I still didn’t like him though. No energy for dating, remember?
So... Thursday comes around, and it comes time to blow him off. He texts me, and I decide I could probably benefit from being outside the house, so I tell him we can go get drinks because eating with me is a nightmare with my low calorie diet but I can’t eat chinese food every time we go out.
Didn’t catch myself talking about “every time” like I wasn’t just now deciding not to blow him off.
We started at Claim Jumper because I wanted to pick the place and the only place I knew was the mall and I had driven by, Too stuffy, two drinks in, and I start loosening up a little. I ask the bartender which bar is the shittiest dive in the area, and he tells me. 
I tell Niles that we should go, but he has to drive because I’m a lightweight. 
I decided that if this guy likes me, I might as well experiment with what it is about me that will drive him away. I tell him I have to smoke before we go, he kisses me even though I taste like vodka and cigarettes.
We went to a shitty dive bar and talked and I looked at him long enough to tell Treasure that he doesn’t suck. She calls him Joe Mountain, and that’s one of his many nicknames. hahaha
I told him I wanted to go back to his place to go to bed... I started having fun, he’s got an identical sense of humor to mine, and we’ve been ridiculous together since i met him.
We spent the next nights together because my aunt and uncle were out of town, inseparable. His smile, guys. When he smiles, his incisors come above his teeth, and he looks like a vampire and he looks at me like he could do it forever without saying one word.
He’s the real life version of all the bad poetry I ever wrote with his dumb jokes and his dorky laugh and the way he makes me nervous but so so calm all in one instant. 
He’s hilarious and weird and adorable and sexy and I can feel the magnitude he cares about me and wants to hear every thought that pops into my head as soon as it arrives.
I can tell he is as shocked by how well we fit right up next to eachother, but not as shocked as me,
I told him not to call me his girlfriend because I was in denial, so instead he calls me his boyfriend, and tells me he’s gay for me all the time.
We joke around during sex (which doesnt stop our sex from being easily the best I’ve ever had), and we just constantly make fun of eachother.
I’ve felt a lot of these things before, but they all feel different.
I’ve said a lot of these things before, but the one thing I have never said is that he is the fastest best friend I have ever made.
We call eachother bro and babe interchangeably, we say literally everything we think of the minute we think of it and we are so similar in all the right ways and we just... get eachother, like we’ve known eachother forever.
He licks the inside of my mouth when I have food in my teeth, and he kissed me so much in those four days that I had beard burn on my chin that didn’t clear up until he had been deployed for a week.
He’s been gone for two now, and he’ll be back in three.
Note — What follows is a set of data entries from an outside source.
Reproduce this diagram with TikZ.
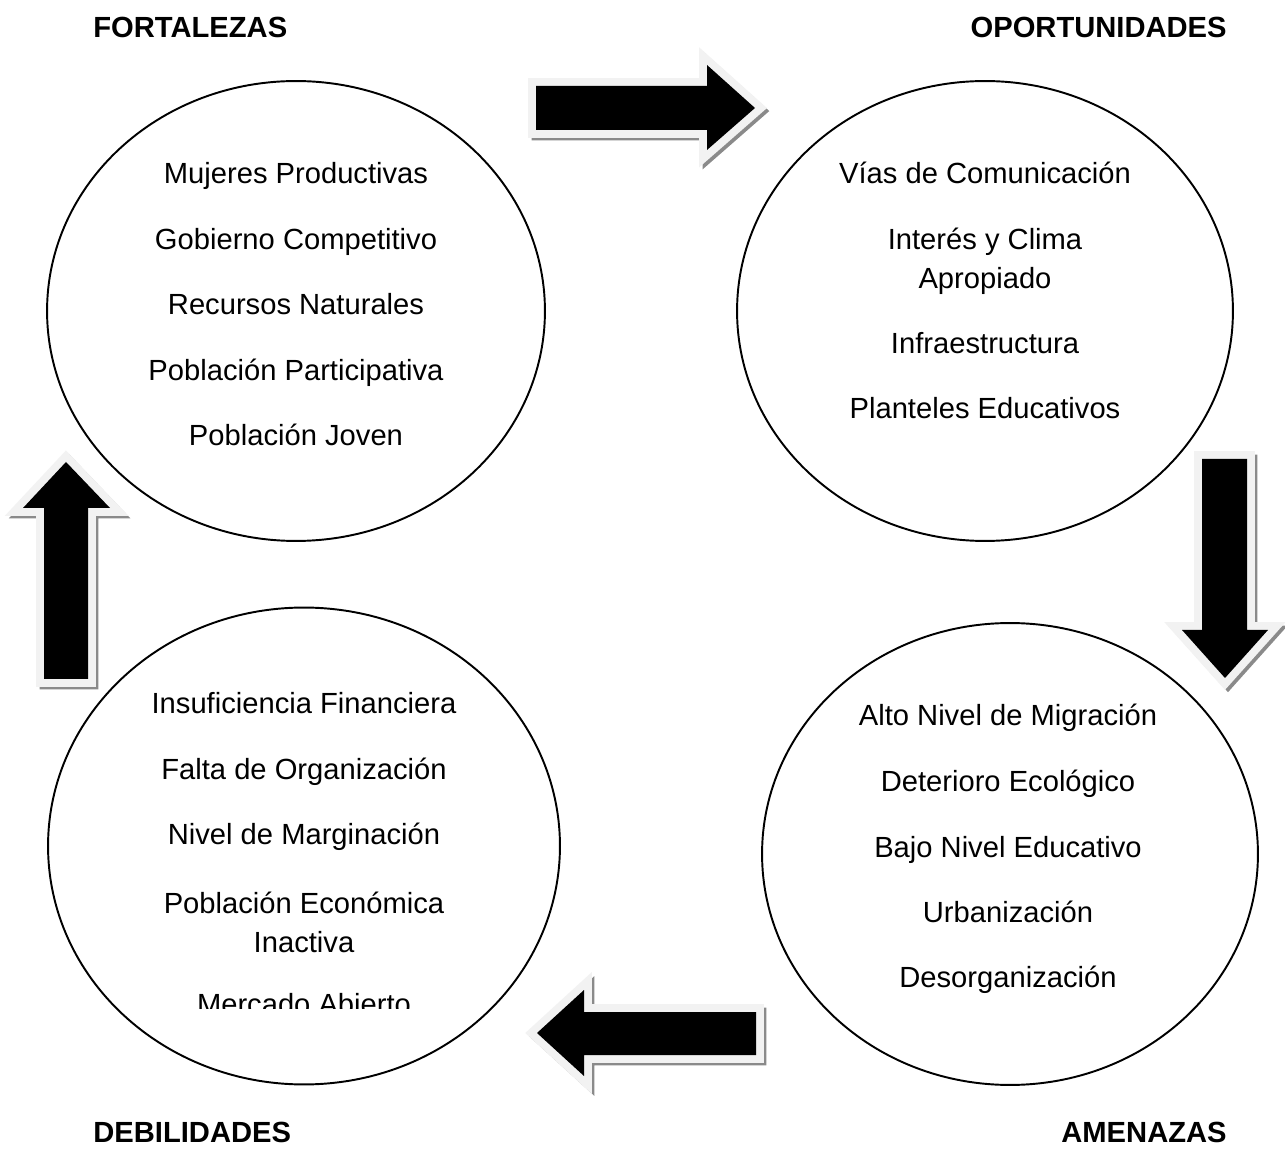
\documentclass[tikz,border=0pt]{standalone}
\usepackage{fontspec}
\setmainfont{Liberation Sans}
\usetikzlibrary{shapes.geometric}
\definecolor{rimgray}{HTML}{F2F2F2}
\definecolor{shadegray}{HTML}{8A8A8A}
\begin{document}
\begin{tikzpicture}[x=0.02cm,y=-0.02cm,
  circ/.style={ellipse, draw, line width=1.1pt, inner sep=0pt},
  itemtxt/.style={font=\fontsize{16.6}{22.1}\selectfont, anchor=base, inner sep=0pt, align=center},
  twoline/.style={font=\fontsize{16.6}{22.1}\selectfont, anchor=center, inner sep=0pt, align=center},
  titletxt/.style={font=\fontsize{16.6}{20}\selectfont\bfseries, inner sep=0pt},
  arrowshadow/.style={draw=shadegray, fill=shadegray, line width=8.5pt, line join=miter},
  arrowrim/.style={draw=rimgray, line width=9pt, line join=miter},
  arrowbody/.style={fill=black}]
\useasboundingbox (0,0) rectangle (1285,1151);
\fill[white] (0,0) rectangle (1285,1151);

% circles
\node[circ, minimum width=9.96cm, minimum height=9.2cm] (F) at (296,311) {};
\node[circ, minimum width=9.92cm, minimum height=9.2cm] (O) at (985,311) {};
\node[circ, minimum width=10.24cm, minimum height=9.54cm] (D) at (304,846) {};
\node[circ, minimum width=9.92cm, minimum height=9.24cm] (A) at (1010,854) {};

% arrows
\def\arrR{(536,86) -- (707,86) -- (707,65) -- (755,108) -- (707,150) -- (707,130) -- (536,130) -- cycle}
\def\arrD{(1202,459) -- (1247,459) -- (1247,630) -- (1268,630) -- (1225,678) -- (1182,630) -- (1202,630) -- cycle}
\def\arrU{(44,679) -- (88,679) -- (88,508) -- (110,508) -- (66,462) -- (23,508) -- (44,508) -- cycle}
\def\arrL{(756,1012) -- (584,1012) -- (584,990) -- (537,1033) -- (584,1076) -- (584,1055) -- (756,1055) -- cycle}
\foreach \a in {\arrR,\arrD,\arrU,\arrL}{
  \path[arrowshadow, shift={(3,3)}] \a;
  \path[arrowrim] \a;
  \path[arrowbody] \a;
}

% titles
\node[titletxt, anchor=base west] (tF) at (93,38) {FORTALEZAS};
\node[titletxt, anchor=base east] (tO) at (1227,38) {OPORTUNIDADES};
\node[titletxt, anchor=base west] (tD) at (93,1142) {DEBILIDADES};
\node[titletxt, anchor=base east] (tA) at (1227,1142) {AMENAZAS};

% Fortalezas
\node[itemtxt] (f1) at (296,184) {Mujeres Productivas};
\node[itemtxt] (f2) at (296,250) {Gobierno Competitivo};
\node[itemtxt] (f3) at (296,315) {Recursos Naturales};
\node[itemtxt] (f4) at (296,381) {Población Participativa};
\node[itemtxt] (f5) at (296,446) {Población Joven};

% Oportunidades
\node[itemtxt] (o1) at (985,184) {Vías de Comunicación};
\node[twoline] (o2) at (985,261) {Interés y Clima\\Apropiado};
\node[itemtxt] (o3) at (985,354) {Infraestructura};
\node[itemtxt] (o4) at (985,419) {Planteles Educativos};

% Debilidades
\node[itemtxt] (d1) at (304,714) {Insuficiencia Financiera};
\node[itemtxt] (d2) at (304,780) {Falta de Organización};
\node[itemtxt] (d3) at (304,845) {Nivel de Marginación};
\node[twoline] (d4) at (304,922) {Población Económica\\Inactiva};
\begin{scope}
\clip (0,0) rectangle (1285,1008);
\node[itemtxt] (d5) at (304,1014) {Mercado Abierto};
\end{scope}

% Amenazas
\node[itemtxt] (a1) at (1008,726) {Alto Nivel de Migración};
\node[itemtxt] (a2) at (1008,791) {Deterioro Ecológico};
\node[itemtxt] (a3) at (1008,857) {Bajo Nivel Educativo};
\node[itemtxt] (a4) at (1008,922) {Urbanización};
\node[itemtxt] (a5) at (1008,987) {Desorganización};
\end{tikzpicture}
\end{document}
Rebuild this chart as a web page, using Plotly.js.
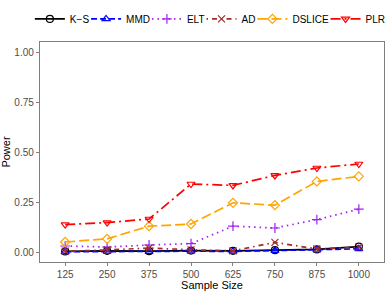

We talk every day, and he gives me at least one random fact every time we talk. Did you know the 6th largest pyramid in the world is in Memphis, TN and it’s a bass pro shop? because now I do.
He got me sick because we had a lung capacity contest to see who could blow harder into the other persons mouth. I won every time. And I would go through this sickness a million times over again because I never want to stop making out with him.
He’ll be back for a month before he leaves for three, and then he’s out of the navy.
We worry about each other, which seems to be new for both of us.
I am so excited for what this will be, and I can’t wait to do all of the amazing things I came to Seattle to do.. and I didn;t plan it but I guess he’s coming with me.
He’s my absolute favorite weirdo in the entire world and I’m going to make sure I give this a chance to grow into everything that it wants to.